Most Recent Stories
Most Popular Stories
UNI students study in Poland
Story by Cassie Tegeler, UNI University Relations student newswriter
Three University of Northern Iowa students learned the importance of national identity while studying in Poland for two weeks this May.
The students were enrolled in the capstone course Being National, taught by UNI associate professor of history Konrad Sadkowski, who is originally from Poland and has taken students there six times. The program was based in the historic city of Krakow with its unique Old Town full of cobblestoned streets, restaurants, cafes, shops and nightclubs.
According to Sadkowski, the purpose of the program was to instruct the students about the origins and importance of modern national identity. By taking the students out of their comfort zone and to a foreign country, and specifically by contrasting the civic-based American identity with the highly ethnic-based Polish identity, he taught them about the central role of national identity in today's world.
"This whole issue of national identity is very important I think," Sadkowski said. "Americans are very centered on their own country and their own culture. But we live in a world that's already highly globalized and becoming more so, so students in Iowa and in this country really have to be exposed to the world and international issues."
"My goal for the course is to show students what national identity is and how they themselves became American. 'Americanness' comes out of certain ongoing cultural, social and political processes, which themselves are based on past historical developments. People of all nations have their own processes of becoming national, and if students can appreciate that, they'll better understand themselves and the linguistic and cultural richness of the world."
The students began examining national identity from the moment they arrived in Poland through readings, class discussions and journaling, and through daily excursions in Krakow and several trips beyond the city. A considerable number of their excursions were related to the Jewish past in Poland and the Holocaust, since the Jews have left an indelible mark on Polish identity, Sadkowski said.
In Krakow, the students visited Wawel Castle, the burial site of Polish kings and other major historical figures; St. Mary’s Church, including its tower and famous altar; the National Museum; the Wyspianski Museum and the Ethnographic Museum.
They also visited four of Krakow's seven synagogues; the "old" and "new" Jewish cemeteries; the Galicia Jewish Museum; the Plaszow concentration camp; the site of the Krakow Ghetto and the gate of Schindler’s Factory, made famous in the 1993 film "Schindler's List."
On a brief trip to Warsaw, the students visited the Warsaw Uprising Museum; the Royal Palace, which by chance had da Vinci's famous painting "Lady with an Ermine" on loan from a Krakow museum; the Jewish Historical Institute; a fragment of the Warsaw Ghetto Wall; and the Palace of Culture, a "gift" from Stalin to Poland in the early 1950s.
A key visit for the students was a trip to the Auschwitz-Birkenau concentration and death camp.
"It's always a very powerful visit for the students," Sadkowski said. "You are there at the epicenter of the Holocaust."
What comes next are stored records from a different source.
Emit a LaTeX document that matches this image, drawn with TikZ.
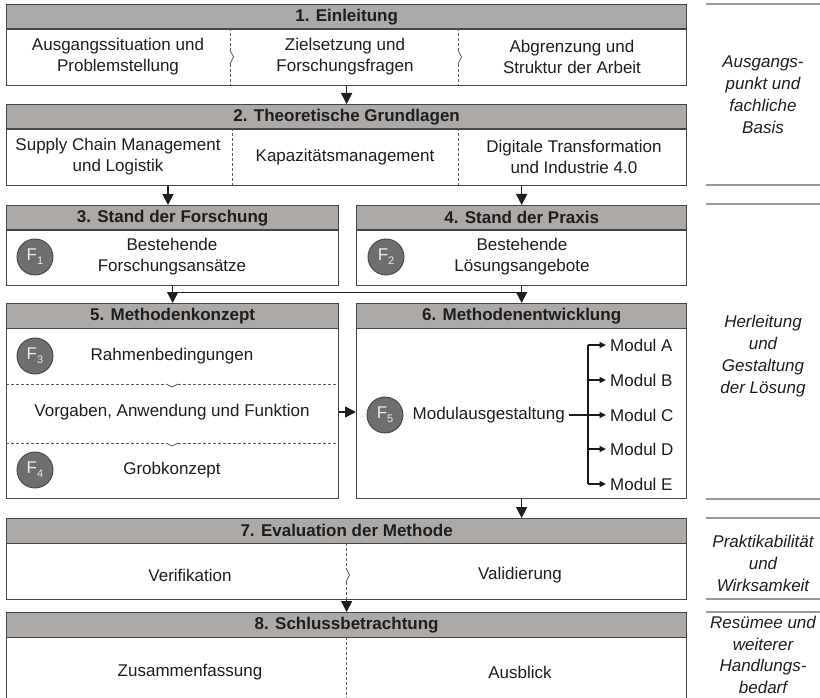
\documentclass[tikz,border=0pt]{standalone}
\usepackage{fontspec}
\setmainfont{Liberation Sans}
\usetikzlibrary{arrows.meta,calc}

\definecolor{hdrgray}{HTML}{ADA9A7}
\definecolor{edge}{HTML}{454545}
\definecolor{circfill}{HTML}{6E6E6E}
\definecolor{sepgray}{HTML}{9A9A9A}
\definecolor{ink}{HTML}{1E1E1E}
\definecolor{dashgray}{HTML}{5A5A5A}

\begin{document}
\begin{tikzpicture}[x=1pt,y=-1pt,
  bodybox/.style={draw=edge, line width=1.3pt, fill=white, anchor=north west, inner sep=0pt},
  hdr/.style={draw=edge, line width=1.3pt, fill=hdrgray, anchor=north west, minimum height=24.5pt,
    inner sep=0pt, font=\bfseries\fontsize{17}{21}\selectfont, text=ink},
  txt/.style={align=center, font=\fontsize{17}{21}\selectfont, text=ink, inner sep=1pt},
  sidetxt/.style={align=center, font=\itshape\fontsize{17}{22}\selectfont, text=ink, inner sep=0pt},
  fcirc/.style={circle, draw=edge, line width=0.9pt, fill=circfill, minimum size=36pt, inner sep=0pt,
    text=white!92!black, font=\fontsize{17}{17}\selectfont},
  arr/.style={draw=black!88, line width=1.6pt, -{Triangle[length=11pt,width=11pt]}},
  plainline/.style={draw=black!88, line width=1.6pt},
  marr/.style={draw=black!90, line width=1.3pt, -{Triangle[length=6.5pt,width=6pt]}},
  divline/.style={draw=dashgray, line width=0.7pt, dash pattern=on 3pt off 2pt},
  kink/.style={draw=dashgray, line width=0.7pt},
  sepline/.style={draw=sepgray, line width=1.5pt},
]
\clip (0,0) rectangle (820,698);

% ---------------- 1. Einleitung ----------------
\node[bodybox, minimum width=680pt, minimum height=81pt] (b1) at (6,4) {};
\node[hdr, minimum width=680pt] (h1) at (6,4) {1. Einleitung};
\node[txt] (t11) at (118,57) {Ausgangssituation und\\Problemstellung};
\node[txt] (t12) at (345,57) {Zielsetzung und\\Forschungsfragen};
\node[txt] (t13) at (572,57) {Abgrenzung und\\Struktur der Arbeit};
\foreach \xx in {230,458}{
  \draw[divline] (\xx,28.5) -- (\xx,50);
  \draw[kink] (\xx,50) -- (\xx+3.5,57) -- (\xx,64);
  \draw[divline] (\xx,64) -- (\xx,85);
}

% ---------------- 2. Theoretische Grundlagen ----------------
\node[bodybox, minimum width=680pt, minimum height=81pt] (b2) at (6,104) {};
\node[hdr, minimum width=680pt] (h2) at (6,104) {2. Theoretische Grundlagen};
\node[txt] (t21) at (118,157) {Supply Chain Management\\und Logistik};
\node[txt] (t22) at (345,157) {Kapazitätsmanagement};
\node[txt] (t23) at (574,157) {Digitale Transformation\\und Industrie 4.0};
\foreach \xx in {232,458}{
  \draw[divline] (\xx,128.5) -- (\xx,185);
}

% ---------------- 3. / 4. ----------------
\node[bodybox, minimum width=332pt, minimum height=80pt] (b3) at (6,205) {};
\node[hdr, minimum width=332pt] (h3) at (6,205) {3. Stand der Forschung};
\node[fcirc] (f1) at (35,257) {F\raisebox{-4pt}{\fontsize{11}{11}\selectfont 1}};
\node[txt] (t3) at (172,257) {Bestehende\\Forschungsansätze};

\node[bodybox, minimum width=330pt, minimum height=80pt] (b4) at (356,205) {};
\node[hdr, minimum width=330pt] (h4) at (356,205) {4. Stand der Praxis};
\node[fcirc] (f2) at (386,257) {F\raisebox{-4pt}{\fontsize{11}{11}\selectfont 2}};
\node[txt] (t4) at (522,257) {Bestehende\\Lösungsangebote};

% ---------------- 5. Methodenkonzept ----------------
\node[bodybox, minimum width=332pt, minimum height=195pt] (b5) at (6,303) {};
\node[hdr, minimum width=332pt] (h5) at (6,303) {5. Methodenkonzept};
\node[fcirc] (f3) at (35,356) {F\raisebox{-4pt}{\fontsize{11}{11}\selectfont 3}};
\node[txt] (t5a) at (172,356) {Rahmenbedingungen};
\node[txt] (t5b) at (172,412) {Vorgaben, Anwendung und Funktion};
\node[fcirc] (f4) at (35,470) {F\raisebox{-4pt}{\fontsize{11}{11}\selectfont 4}};
\node[txt] (t5c) at (172,470) {Grobkonzept};
\foreach \yy in {384,443}{
  \draw[divline] (6,\yy) -- (166,\yy);
  \draw[kink] (166,\yy) -- (172,\yy+3) -- (178,\yy);
  \draw[divline] (178,\yy) -- (338,\yy);
}

% ---------------- 6. Methodenentwicklung ----------------
\node[bodybox, minimum width=330pt, minimum height=195pt] (b6) at (356,303) {};
\node[hdr, minimum width=330pt] (h6) at (356,303) {6. Methodenentwicklung};
\node[fcirc] (f5) at (385,415) {F\raisebox{-4pt}{\fontsize{11}{11}\selectfont 5}};
\node[txt, anchor=east, inner xsep=4pt] (mg) at (569,415) {Modulausgestaltung};
\coordinate (tr) at (588,415);
\node[txt, anchor=west, inner xsep=4pt] (mA) at (606,345) {Modul A};
\node[txt, anchor=west, inner xsep=4pt] (mB) at (606,380) {Modul B};
\node[txt, anchor=west, inner xsep=4pt] (mC) at (606,415) {Modul C};
\node[txt, anchor=west, inner xsep=4pt] (mD) at (606,449) {Modul D};
\node[txt, anchor=west, inner xsep=4pt] (mE) at (606,484) {Modul E};
\draw[plainline] (mg.east) -- (tr);
\draw[draw=black!90, line width=1.3pt] (mA.west -| tr) -- (mE.west -| tr);
\foreach \m in {mA,mB,mC,mD,mE}{
  \draw[marr] (\m.west -| tr) -- (\m.west);
}

% ---------------- 7. Evaluation der Methode ----------------
\node[bodybox, minimum width=680pt, minimum height=81pt] (b7) at (6,518) {};
\node[hdr, minimum width=680pt] (h7) at (6,518) {7. Evaluation der Methode};
\node[txt] (t71) at (190,575) {Verifikation};
\node[txt] (t72) at (520,575) {Validierung};
\draw[divline] (346,542.5) -- (346,568);
\draw[kink] (346,568) -- (349.5,575) -- (346,582);
\draw[divline] (346,582) -- (346,599);

% ---------------- 8. Schlussbetrachtung ----------------
\node[bodybox, minimum width=680pt, minimum height=110pt] (b8) at (6,612) {};
\node[hdr, minimum width=680pt] (h8) at (6,612) {8. Schlussbetrachtung};
\node[txt] (t81) at (190,672) {Zusammenfassung};
\node[txt] (t82) at (520,672) {Ausblick};
\draw[divline] (346,636.5) -- (346,722);

% ---------------- connectors ----------------
\draw[arr] (b1.south) -- (h2.north);
\draw[arr] (b2.south -| 168,0) -- (h3.north -| 168,0);
\draw[arr] (b2.south -| h4.north) -- (h4.north);
\coordinate (j3) at ($(b3.south)+(0,6)$);
\draw[plainline] (j3) -- (j3 -| b4.south);
\draw[arr] (b3.south) -- (h5.north);
\draw[arr] (b4.south) -- (h6.north);
\draw[arr] (b5.east |- t5b) -- (b6.west |- t5b);
\draw[arr] (b6.south) -- (b6.south |- h7.north);
\draw[arr] (b7.south) -- (h8.north);

% ---------------- phase labels ----------------
\foreach \yy in {4,185,204,499,518,599,612}{
  \draw[sepline] (706,\yy) -- (820,\yy);
}
\node[sidetxt] (p1) at (763,95) {Ausgangs-\\punkt und\\fachliche\\Basis};
\node[sidetxt] (p2) at (763,356) {Herleitung\\und\\Gestaltung\\der Lösung};
\node[sidetxt] (p3) at (763,563) {Praktikabilität\\und\\Wirksamkeit};
\node[sidetxt, font=\itshape\fontsize{17}{21.5}\selectfont] (p4) at (763,655) {Resümee und\\weiterer\\Handlungs-\\bedarf};
\end{tikzpicture}
\end{document}
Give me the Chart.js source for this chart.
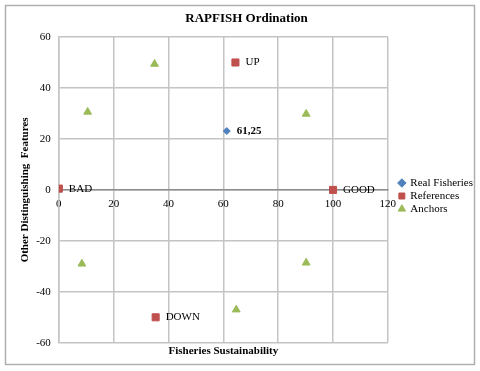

"Auschwitz was an unforgettable experience. Just walking through the camp, you see the location of such horrible conditions and the suffering of so many innocent people. The exhibits had heartbreaking photos of so many skeletons," said sophomore elementary education major Katie Terrell, one of the students on the program.
In addition to their stirring and memorable visits to Holocaust sites, the students visited more fun and uplifting locations and saw performances of the Krakow Philharmonic and the Krakow Opera.
At the Wieliczka Salt Mines, established in the Middle Ages as a source of wealth for the Polish monarchy and Krakow, the students explored a vast underground complex of rooms and chambers carved completely from salt, some of which are now restaurants, cafes, shops and chapels.
The favorite visit of the students was to Zakopane -- Poland's most famous ski resort. The students went up two mountain peaks and played in the snow, and enjoyed the town market and its many products from the region’s sheep and wool industry.
"We went up one of the highest peaks there," Sadkowski said. "One still had snow drifts on it of six to eight feet tall. It was a lot of fun for the students to walk around in the snow toward the end of May."
"Climbing the mountain peak in Zakopane was one of the biggest thrills I've ever experienced," Terrell said. "The view was breathtaking."
No matter where the students visited in Poland, they were experiencing something different and new. Visiting Poland opened the door for them to really observe the role of language, history, religion and other factors in the construction of national identity.
Sadkowski said his favorite part of the trip was observing the students and seeing how they responded to Poland.
"Most UNI students are from Iowa, so they're not exposed to big, old cities, and Krakow is relatively large and quite old," Sadkowski said. "For students to just walk around and see and touch 600-800 hundred-year-old buildings is amazing. It's something you can't get in Iowa. It's just a really eye-opening experience for students. It's very different from what they are used to."